Armenian soldiers pose near a frontline in Nagorno-Karabakh, Azerbaijan, April 6, 2016. (Karo Sahakyan/PAN via AP)

According to the complaint, while demonstrating the Orbiter 1K system to the Azerbaijani military sometime last month, the company was asked to carry out a live-fire test of the system against an Armenian military position. The two countries have been been fighting sporadically for nearly 25 years. The conflict has ramped up over the last 16 months over the breakaway region of Nagorno-Karabakh.

Such a test would be illegal under Israeli law, as it would require a seldom-granted permit to carry out demonstrations against real targets. In this case, Aeronautics Defense Systems would be even less likely to receive such a permit, as Israel does not consider Armenia to be an enemy state.
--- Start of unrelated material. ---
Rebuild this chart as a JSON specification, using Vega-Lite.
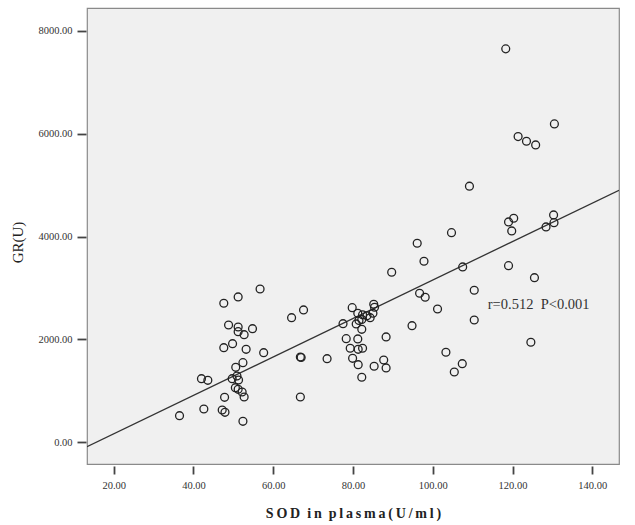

The two Israelis operating the two Orbiter 1K drones during the test refused to carry out the attack, despite threats from their superiors, Maariv reported.

Two higher-ranking members of the Aeronautics Defense Systems delegation in Baku then attempted to carry out the Azerbaijani request, but, lacking the necessary experience, did not directly hit their targets, the report said.

The Yavneh-based Aeronautics denied the assertion when reports first came out, saying it “has never carried out a demonstration against live targets, including in this case.”

The Defense Ministry confirmed it was investigating the issue, but would not discuss the case further.

“As a rule, the Defense Ministry does not comment on issues concerning defense exports. The allegation is being investigated by relevant figures in the ministry,” a spokesperson said in a statement this month.

Photo of an alleged Israeli-made Harop drone used by Azerbaijan that exploded in Nagorno-Karabakh in April 2016. (Facebook)

Aeronautics Defense Systems, which specializes in UAV technology, manufactures other drones that are similar to the Orbiter 1K but lack its attack capabilities and can only be used for reconnaissance. Azad Systems, a subsidiary of Aeronautics Defense Systems that is run by the Azerbaijani defense ministry, currently manufactures at least two models of the Orbiter platform. Azerbaijani news outlets have reported that the country has its own Orbiter kamikaze drones as well.

Last year, Azerbaijan used another Israeli kamikaze drone, an Israeli Aerospace Industries Harop-model, in an attack on a bus that killed seven Armenians.

Azerbaijan is one of the largest importers of Israeli military equipment and is seen as an important ally to the Jewish state, given that it shares a border with Israel’s nemesis, Iran. Last year, the country’s president, Ilham Aliyev, revealed Azerbaijan had purchased some $5 billion worth of weapons and defense systems from Israel.

In 2012, Foreign Policy reported that Israel had reached an arrangement with Azerbaijan allowing it to potentially fly sorties out of the country.

“The Israelis have bought an airfield,” a senior US administration official told the magazine at the time, “and the airfield is called Azerbaijan.”

Israel has come under internal criticism for its cooperation with Azerbaijan over the country’s reported human rights violations, despite it being one of the few majority Muslim countries with which Israel enjoys an openly positive relationship.